## Problem details:
State how many lines of the records contain the string "this". Give the number alone.
________
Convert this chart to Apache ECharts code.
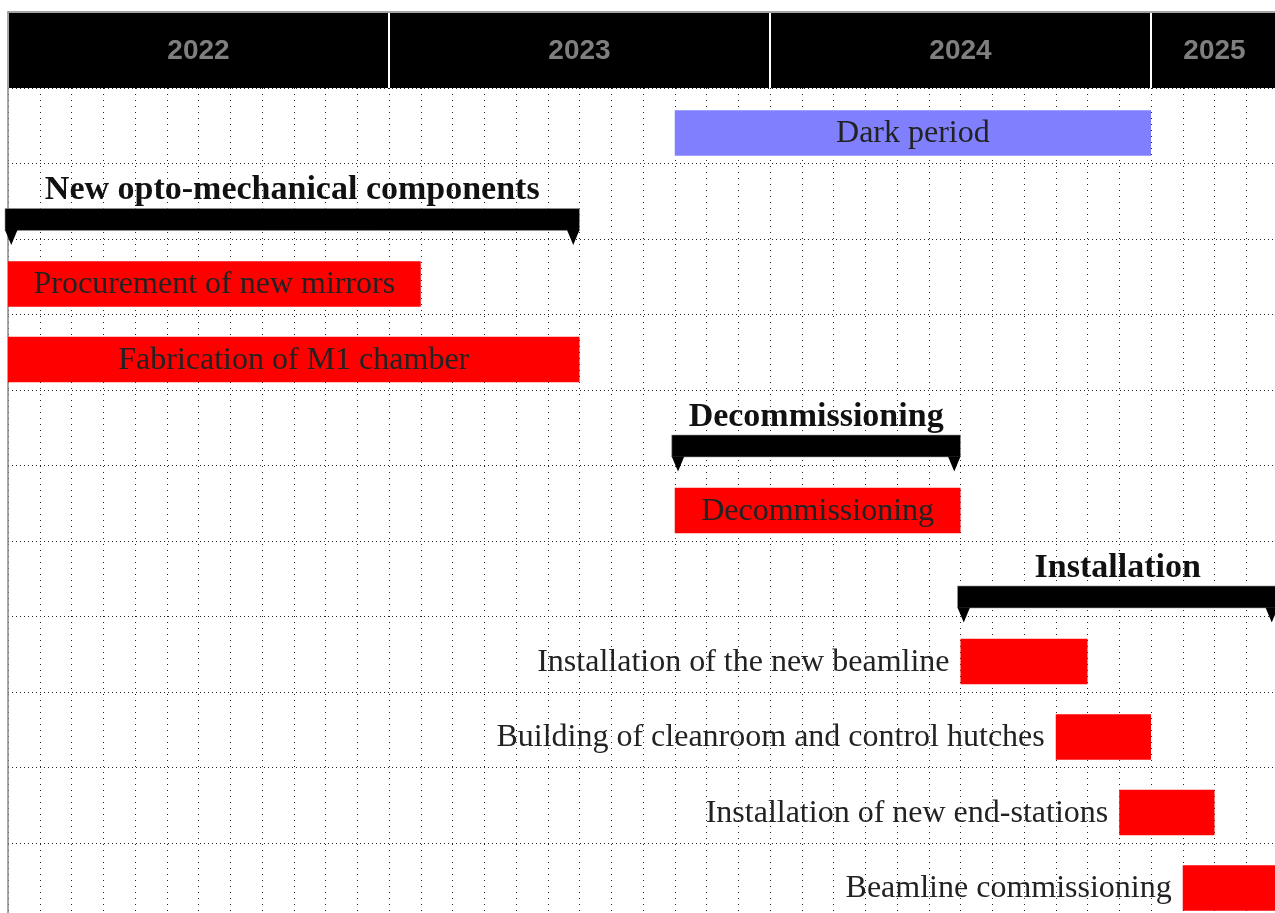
<!DOCTYPE html>
<html>
<head>
<meta charset="utf-8">
<script src="https://cdn.jsdelivr.net/npm/echarts@6/dist/echarts.min.js"></script>
<style>
html,body{margin:0;padding:0;background:#fff;}
#chart{width:1275px;height:913px;}
</style>
</head>
<body>
<div id="chart"></div>
<script>
// Timeline in months from Jan 2022 (0) to Apr 2025 end (40)
const years = ['2022', '2023', '2024', '2025'];
const yearStart = [0, 12, 24, 36];
const yearEnd = [12, 24, 36, 40];

const rowNames = [
  'Dark period',
  'New opto-mechanical components',
  'Procurement of new mirrors',
  'Fabrication of M1 chamber',
  'Decommissioning (group)',
  'Decommissioning',
  'Installation',
  'Installation of the new beamline',
  'Building of cleanroom and control hutches',
  'Installation of new end-stations',
  'Beamline commissioning'
];

const barLabels = ['Dark period', 'Procurement of new mirrors', 'Fabrication of M1 chamber', 'Decommissioning',
  'Installation of the new beamline', 'Building of cleanroom and control hutches', 'Installation of new end-stations', 'Beamline commissioning'];
const barRows = [0, 2, 3, 5, 7, 8, 9, 10];
const barStart = [21, 0, 0, 21, 30, 33, 35, 37];
const barEnd = [36, 13, 18, 30, 34, 36, 38, 40];
const barKind = ['dark', 'task', 'task', 'task', 'task', 'task', 'task', 'task'];
const barLabelInside = [true, true, true, true, false, false, false, false];

const groupLabels = ['New opto-mechanical components', 'Decommissioning', 'Installation'];
const groupRows = [1, 4, 6];
const groupStart = [0, 21, 30];
const groupEnd = [18, 30, 40];

const SERIF = '"Liberation Serif", "Times New Roman", serif';

const chart = echarts.init(document.getElementById('chart'), null, {renderer: 'canvas'});

const option = {
  animation: false,
  grid: [
    {left: 8, top: 12, width: 1270, height: 76, outerBoundsMode: 'none', containLabel: false},
    {left: 8, top: 88, width: 1270, height: 830.5, outerBoundsMode: 'none', containLabel: false}
  ],
  xAxis: [
    {gridIndex: 0, type: 'value', min: 0, max: 40, position: 'top',
      axisLine: {show: true, lineStyle: {color: '#888', width: 1.5}}, axisTick: {show: false},
      axisLabel: {show: false}, splitLine: {show: false}},
    {gridIndex: 1, type: 'value', min: 0, max: 40, interval: 1,
      axisLine: {show: false}, axisTick: {show: false}, axisLabel: {show: false},
      splitLine: {show: true, lineStyle: {type: [1, 5], color: '#222', width: 1}}}
  ],
  yAxis: [
    {gridIndex: 0, type: 'category', data: ['header'],
      axisLine: {show: true, onZero: false, lineStyle: {color: '#888', width: 1.5}}, axisTick: {show: false},
      axisLabel: {show: false}, splitLine: {show: false}},
    {gridIndex: 1, type: 'category', data: rowNames, inverse: true,
      axisLine: {show: true, onZero: false, lineStyle: {color: '#888', width: 1.5}}, axisTick: {show: false},
      axisLabel: {show: false},
      splitLine: {show: true, lineStyle: {type: [1, 3], color: '#222', width: 1}}}
  ],
  series: [
    {
      type: 'custom', xAxisIndex: 0, yAxisIndex: 0,
      data: years.map((y, i) => [yearStart[i], yearEnd[i], 0, i]),
      renderItem: function (params, api) {
        const i = api.value(3);
        const s = api.coord([api.value(0), 0]);
        const e = api.coord([api.value(1), 0]);
        const h = api.size([0, 1])[1];
        const top = s[1] - h / 2;
        const x0 = s[0] + 1;
        const x1 = e[0] - (i < years.length - 1 ? 1 : 0);
        return {
          type: 'group',
          children: [
            {type: 'rect', shape: {x: x0, y: top + 1, width: x1 - x0, height: h - 1}, style: {fill: '#000'}},
            {type: 'text', style: {text: years[i], x: (s[0] + e[0]) / 2, y: s[1] + 1, align: 'center', verticalAlign: 'middle',
              font: 'bold 28px "Liberation Sans", Arial, sans-serif', fill: '#7f7f7f'}}
          ]
        };
      }
    },
    {
      type: 'custom', xAxisIndex: 1, yAxisIndex: 1,
      data: barLabels.map((n, i) => [barStart[i], barEnd[i], barRows[i], i]),
      renderItem: function (params, api) {
        const i = api.value(3);
        const s = api.coord([api.value(0), api.value(2)]);
        const e = api.coord([api.value(1), api.value(2)]);
        const rowH = api.size([0, 1])[1];
        const top = s[1] - rowH / 2 + rowH * 0.295;
        const h = rowH * 0.603;
        const inside = barLabelInside[i];
        return {
          type: 'group',
          children: [
            {type: 'rect', shape: {x: s[0], y: top, width: e[0] - s[0], height: h},
              style: {fill: barKind[i] === 'dark' ? '#8080ff' : '#ff0000'}},
            {type: 'text', style: {text: barLabels[i], x: inside ? (s[0] + e[0]) / 2 : s[0] - 11, y: top + h / 2 + 1,
              align: inside ? 'center' : 'right', verticalAlign: 'middle', font: '32px ' + SERIF, fill: '#222'}}
          ]
        };
      }
    },
    {
      type: 'custom', xAxisIndex: 1, yAxisIndex: 1,
      data: groupLabels.map((n, i) => [groupStart[i], groupEnd[i], groupRows[i], i]),
      renderItem: function (params, api) {
        const i = api.value(3);
        const s = api.coord([api.value(0), api.value(2)]);
        const e = api.coord([api.value(1), api.value(2)]);
        const rowH = api.size([0, 1])[1];
        const rowTop = s[1] - rowH / 2;
        const barTop = rowTop + rowH * 0.596;
        const barBot = rowTop + rowH * 0.887;
        const tipY = rowTop + rowH * 1.08;
        const x0 = s[0] - 3;
        const x1 = e[0];
        const tw = 12.5;
        return {
          type: 'group',
          children: [
            {type: 'rect', shape: {x: x0, y: barTop, width: x1 - x0, height: barBot - barTop},
              style: {fill: '#000', stroke: '#999', lineWidth: 0.6}},
            {type: 'polygon', shape: {points: [[x0, barBot - 0.5], [x0 + tw, barBot - 0.5], [x0 + tw / 2, tipY]]}, style: {fill: '#000'}},
            {type: 'polygon', shape: {points: [[x1 - tw, barBot - 0.5], [x1, barBot - 0.5], [x1 - tw / 2, tipY]]}, style: {fill: '#000'}},
            {type: 'text', style: {text: groupLabels[i], x: (x0 + x1) / 2, y: rowTop + rowH * 0.36,
              align: 'center', verticalAlign: 'middle', font: 'bold 34px ' + SERIF, fill: '#111'}}
          ]
        };
      }
    }
  ]
};

chart.setOption(option);
</script>
</body>
</html>
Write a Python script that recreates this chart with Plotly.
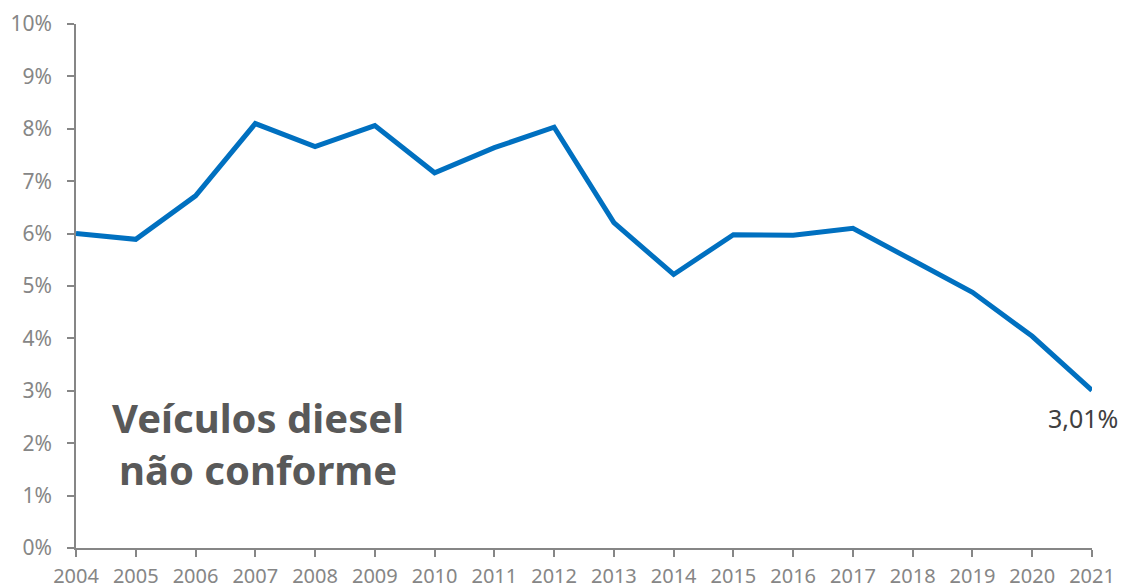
import plotly.graph_objects as go

years = list(range(2004, 2022))
values = [6.00, 5.89, 6.72, 8.10, 7.66, 8.06, 7.16, 7.64, 8.03, 6.21, 5.22, 5.98, 5.97, 6.10, 5.49, 4.88, 4.04, 3.01]
y_ticks = list(range(0, 11))
y_tick_labels = [f"{v}%" for v in y_ticks]
last_label = "3,01%"
title_text = "Veículos diesel<br>não conforme"

axis_gray = "#868686"
font_family = "Noto Sans, Open Sans, sans-serif"

fig = go.Figure()
fig.add_trace(go.Scatter(
    x=years, y=values, mode="lines",
    line=dict(color="#0070C0", width=5),
    hoverinfo="skip", showlegend=False,
))

fig.add_annotation(
    x=years[-1], y=values[-1], text=last_label, showarrow=False,
    xanchor="right", yanchor="top", xshift=28, yshift=-9,
    font=dict(family=font_family, size=25, color="#404040"),
)
fig.add_annotation(
    x=2007.05, y=2.0, text=title_text, showarrow=False,
    xanchor="center", yanchor="middle", align="center",
    font=dict(family=font_family, size=40, color="#595959", weight="bold"),
)

# the page body adds an 8px offset, so the figure is sized to fit the window
fig.update_layout(
    width=1118, height=580,
    margin=dict(l=68, r=34, t=16, b=40),
    paper_bgcolor="white", plot_bgcolor="white",
    font=dict(family=font_family, color=axis_gray),
)
fig.update_xaxes(
    range=[years[0], years[-1]], tickvals=years, ticktext=[str(y) for y in years],
    showgrid=False, zeroline=False, showline=True, linecolor=axis_gray, linewidth=1.5,
    ticks="outside", ticklen=7, tickcolor=axis_gray, tickwidth=1.5,
    tickfont=dict(size=20, color=axis_gray, family=font_family), automargin=False,
    ticklabelstandoff=2,
)
fig.update_yaxes(
    range=[0, 10], tickvals=y_ticks, ticktext=y_tick_labels,
    showgrid=False, zeroline=False, showline=True, linecolor=axis_gray, linewidth=1.5,
    ticks="outside", ticklen=7, tickcolor=axis_gray, tickwidth=1.5,
    tickfont=dict(size=21, color=axis_gray, family=font_family), automargin=False,
    ticklabelstandoff=11,
)

fig.write_html("out.html")
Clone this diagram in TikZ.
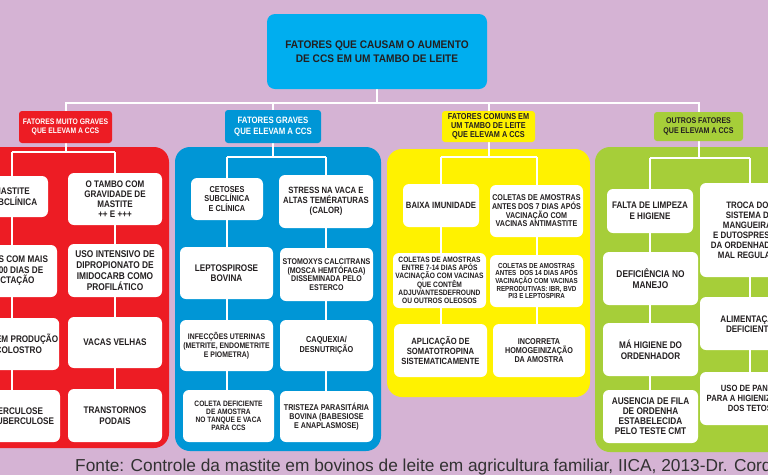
\documentclass[tikz,border=0pt]{standalone}
\usepackage{fontspec}
\setmainfont{Liberation Sans}
\newfontfamily\cond[FakeStretch=0.85]{Liberation Sans}
\newfontfamily\condt[FakeStretch=0.92]{Liberation Sans}
\definecolor{bg}{RGB}{213,179,212}
\definecolor{cred}{RGB}{237,28,36}
\definecolor{cblue}{RGB}{0,150,214}
\definecolor{ccyan}{RGB}{0,174,239}
\definecolor{cyel}{RGB}{255,242,0}
\definecolor{cgreen}{RGB}{166,206,57}
\definecolor{txt}{RGB}{35,31,32}
\definecolor{foot}{RGB}{50,50,50}
\pgfdeclarelayer{back}
\pgfdeclarelayer{mid}
\pgfsetlayers{back,mid,main}
\begin{document}
\begin{tikzpicture}[x=1pt,y=-1pt,
  fs/.style 2 args={font=\cond\bfseries\fontsize{#1}{#2}\selectfont},
  box/.style={fill=white, rounded corners=6pt, align=center, inner sep=1pt, text=txt},
  hdr/.style={rounded corners=3pt, align=center, inner sep=1pt},
  panel/.style={rounded corners=15pt},
  wl/.style={white, line width=2pt}]
\useasboundingbox (0,0) rectangle (768,475);
\clip (0,0) rectangle (768,475);

% title
\node[fill=ccyan, rounded corners=8pt, align=center, text=txt, minimum width=220pt, minimum height=75pt,
  font=\condt\bfseries\fontsize{11}{13.5}\selectfont] (top) at (377,51.5)
  {FATORES QUE CAUSAM O AUMENTO\\DE CCS EM UM TAMBO DE LEITE};

% headers
\node[hdr, fill=cred, text=white, minimum width=93pt, minimum height=32pt, fs={8}{9}] (hr) at (65.5,127)
  {FATORES MUITO GRAVES\\QUE ELEVAM A CCS};
\node[hdr, fill=cblue, text=white, minimum width=96pt, minimum height=33pt, fs={9.2}{10.5}] (hb) at (273,126.5)
  {FATORES GRAVES\\QUE ELEVAM A CCS};
\node[hdr, fill=cyel, text=txt, minimum width=93pt, minimum height=31pt, fs={8.6}{8.7}] (hy) at (488.5,126.5)
  {FATORES COMUNS EM\\UM TAMBO DE LEITE\\QUE ELEVAM A CCS};
\node[hdr, fill=cgreen, text=txt, minimum width=89pt, minimum height=29pt, fs={8.3}{10}] (hg) at (698.5,126.5)
  {OUTROS FATORES\\QUE ELEVAM A CCS};

% red boxes
\node[box, minimum width=72pt, minimum height=41pt, fs={9.6}{10.5}] (rl1) at (12,196.5) {MASTITE\\SUBCLÍNICA};
\node[box, minimum width=90pt, minimum height=52pt, fs={9.6}{10.5}] (rl2) at (12,271) {VACAS COM MAIS\\DE 300 DIAS DE\\LACTAÇÃO};
\node[box, minimum width=90pt, minimum height=52pt, fs={9.6}{10.5}] (rl3) at (12,344) {VACAS EM PRODUÇÃO\\DE COLOSTRO};
\node[box, minimum width=96pt, minimum height=52pt, fs={9.6}{10.5}] (rl4) at (12,416) {TUBERCULOSE\\PARATUBERCULOSE};
\node[box, minimum width=94pt, minimum height=52pt, fs={9.5}{10}] (rr1) at (115,199) {O TAMBO COM\\GRAVIDADE DE\\MASTITE\\++ E +++};
\node[box, minimum width=94pt, minimum height=53pt, fs={9.8}{10.8}] (rr2) at (115,270.5) {USO INTENSIVO DE\\DIPROPIONATO DE\\IMIDOCARB COMO\\PROFILÁTICO};
\node[box, minimum width=94pt, minimum height=51pt, fs={9.6}{10.5}] (rr3) at (115,342.5) {VACAS VELHAS};
\node[box, minimum width=94pt, minimum height=53pt, fs={9.6}{10.5}] (rr4) at (115,415.5) {TRANSTORNOS\\PODAIS};

% blue boxes
\node[box, minimum width=72pt, minimum height=42pt, fs={8.6}{9.7}] (bl1) at (227,199) {CETOSES\\SUBCLÍNICA\\E CLÍNICA};
\node[box, minimum width=93pt, minimum height=52pt, fs={9.6}{9.5}] (bl2) at (226.5,273) {LEPTOSPIROSE\\BOVINA};
\node[box, minimum width=93pt, minimum height=51pt, fs={8.1}{8.8}] (bl3) at (226.5,345.5) {INFECÇÕES UTERINAS\\(METRITE, ENDOMETRITE\\E PIOMETRA)};
\node[box, minimum width=91pt, minimum height=52pt, fs={7.8}{7.9}] (bl4) at (228.5,416) {COLETA DEFICIENTE\\DE AMOSTRA\\NO TANQUE E VACA\\PARA CCS};
\node[box, minimum width=94pt, minimum height=53pt, fs={9.1}{10}] (br1) at (326,201.5) {STRESS NA VACA E\\ALTAS TEMÉRATURAS\\(CALOR)};
\node[box, minimum width=93pt, minimum height=53pt, fs={8.3}{8.5}] (br2) at (326.5,274.5) {STOMOXYS CALCITRANS\\(MOSCA HEMTÓFAGA)\\DISSEMINADA PELO\\ESTERCO};
\node[box, minimum width=93pt, minimum height=51pt, fs={8.6}{10}] (br3) at (326.5,345.5) {CAQUEXIA/\\DESNUTRIÇÃO};
\node[box, minimum width=93pt, minimum height=51pt, fs={8.4}{9}] (br4) at (326.5,416.5) {TRISTEZA PARASITÁRIA\\BOVINA (BABESIOSE\\E ANAPLASMOSE)};

% yellow boxes
\node[box, minimum width=76pt, minimum height=43pt, fs={9.1}{10}] (yl1) at (441,205.5) {BAIXA IMUNIDADE};
\node[box, minimum width=93pt, minimum height=52pt, fs={8.4}{8.7}] (yr1) at (536.5,211) {COLETAS DE AMOSTRAS\\ANTES DOS 7 DIAS APÓS\\VACINAÇÃO COM\\VACINAS ANTIMASTITE};
\node[box, minimum width=93pt, minimum height=55pt, fs={7.8}{8}] (yl2) at (439.5,280.5) {COLETAS DE AMOSTRAS\\ENTRE 7-14 DIAS APÓS\\VACINAÇÃO COM VACINAS\\QUE CONTÊM\\ADJUVANTESDEFROUND\\OU OUTROS OLEOSOS};
\node[box, minimum width=93pt, minimum height=52pt, fs={7.3}{7.7}] (yr2) at (536.5,281) {COLETAS DE AMOSTRAS\\ANTES\ \ DOS 14 DIAS APÓS\\VACINAÇÃO COM VACINAS\\REPRODUTIVAS: IBR, BVD\\PI3 E LEPTOSPIRA};
\node[box, minimum width=93pt, minimum height=53pt, fs={9}{10}] (yl3) at (440.5,350.5) {APLICAÇÃO DE\\SOMATOTROPINA\\SISTEMATICAMENTE};
\node[box, minimum width=92pt, minimum height=53pt, fs={8.5}{8.8}] (yr3) at (539,350.5) {INCORRETA\\HOMOGEINIZAÇÃO\\DA AMOSTRA};

% green boxes
\node[box, minimum width=86pt, minimum height=44pt, fs={9.5}{10.7}] (gl1) at (650,211) {FALTA DE LIMPEZA\\E HIGIENE};
\node[box, minimum width=95pt, minimum height=53pt, fs={9.8}{10.3}] (gl2) at (650.5,278.5) {DEFICIÊNCIA NO\\MANEJO};
\node[box, minimum width=95pt, minimum height=53pt, fs={9.6}{11}] (gl3) at (650.5,349.5) {MÁ HIGIENE DO\\ORDENHADOR};
\node[box, minimum width=95pt, minimum height=53pt, fs={9.7}{10}] (gl4) at (650.5,416.5) {AUSENCIA DE FILA\\DE ORDENHA\\ESTABELECIDA\\PELO TESTE CMT};
\node[box, minimum width=100pt, minimum height=94pt, fs={9.3}{10}] (gr1) at (750,230) {TROCA DOS\\SISTEMA DE\\MANGUEIRAS\\E DUTOSPRESSÃO\\DA ORDENHADEIRA\\MAL REGULADA};
\node[box, minimum width=100pt, minimum height=53pt, fs={9.5}{10.5}] (gr2) at (750,323.5) {ALIMENTAÇÃO\\DEFICIENTE};
\node[box, minimum width=100pt, minimum height=53pt, fs={9}{9.7}] (gr3) at (750,398.5) {USO DE PANOS\\PARA A HIGIENIZAÇÃO\\DOS TETOS};

% footer
\node[anchor=base west, inner sep=0, text=foot, font=\fontsize{17.3}{20}\selectfont] (src) at (75,471)
  {Fonte: Controle da mastite em bovinos de leite em agricultura familiar, IICA, 2013-Dr. Cord};

\coordinate (tbar) at (0,103);
\coordinate (rbar) at (0,152);
\coordinate (bbar) at (0,157);
\coordinate (ybar) at (0,157);
\coordinate (gbar) at (0,158);

\begin{pgfonlayer}{back}
  \clip (0,0) rectangle (768,475);
  \fill[bg] (0,0) rectangle (768,475);
  \fill[cred, panel] (-60,147) rectangle (169,448);
  \fill[cblue, panel] (175,147) rectangle (381,451);
  \fill[cyel, panel] (387,149) rectangle (590,397);
  \fill[cgreen, panel] (595,147) rectangle (830,452);
\end{pgfonlayer}

\begin{pgfonlayer}{mid}
  \clip (0,0) rectangle (768,475);
  % main tree
  \draw[wl] (top.south) -- (top.south |- tbar);
  \draw[wl] (hr.north) -- (hr.north |- tbar) -- (hg.north |- tbar) -- (hg.north);
  \draw[wl] (hb.north) -- (hb.north |- tbar);
  \draw[wl] (hy.north) -- (hy.north |- tbar);
  % red
  \draw[wl] (hr.south) -- (hr.south |- rbar);
  \draw[wl] (rl1.north |- rbar) -- (rr1.north |- rbar);
  \draw[wl] (rl1.north |- rbar) -- (rl1.north |- rl4.center);
  \draw[wl] (rr1.north |- rbar) -- (rr1.north |- rr4.center);
  % blue
  \draw[wl] (hb.south) -- (hb.south |- bbar);
  \draw[wl] (bl1.north |- bbar) -- (br1.north |- bbar);
  \draw[wl] (bl1.north |- bbar) -- (bl1.north |- bl4.center);
  \draw[wl] (br1.north |- bbar) -- (br1.north |- br4.center);
  % yellow
  \draw[wl] (hy.south) -- (hy.south |- ybar);
  \draw[wl] (yl1.north |- ybar) -- (yr1.north |- ybar);
  \draw[wl] (yl1.north |- ybar) -- (yl1.north |- yl3.center);
  \draw[wl] (yr1.north |- ybar) -- (yr1.north |- yr3.center);
  % green
  \draw[wl] (hg.south) -- (hg.south |- gbar);
  \draw[wl] (gl1.north |- gbar) -- (gr1.north |- gbar);
  \draw[wl] (gl1.north |- gbar) -- (gl1.north |- gl4.center);
  \draw[wl] (gr1.north |- gbar) -- (gr1.north |- gr3.center);
\end{pgfonlayer}
\end{tikzpicture}
\end{document}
________
## The answer:
3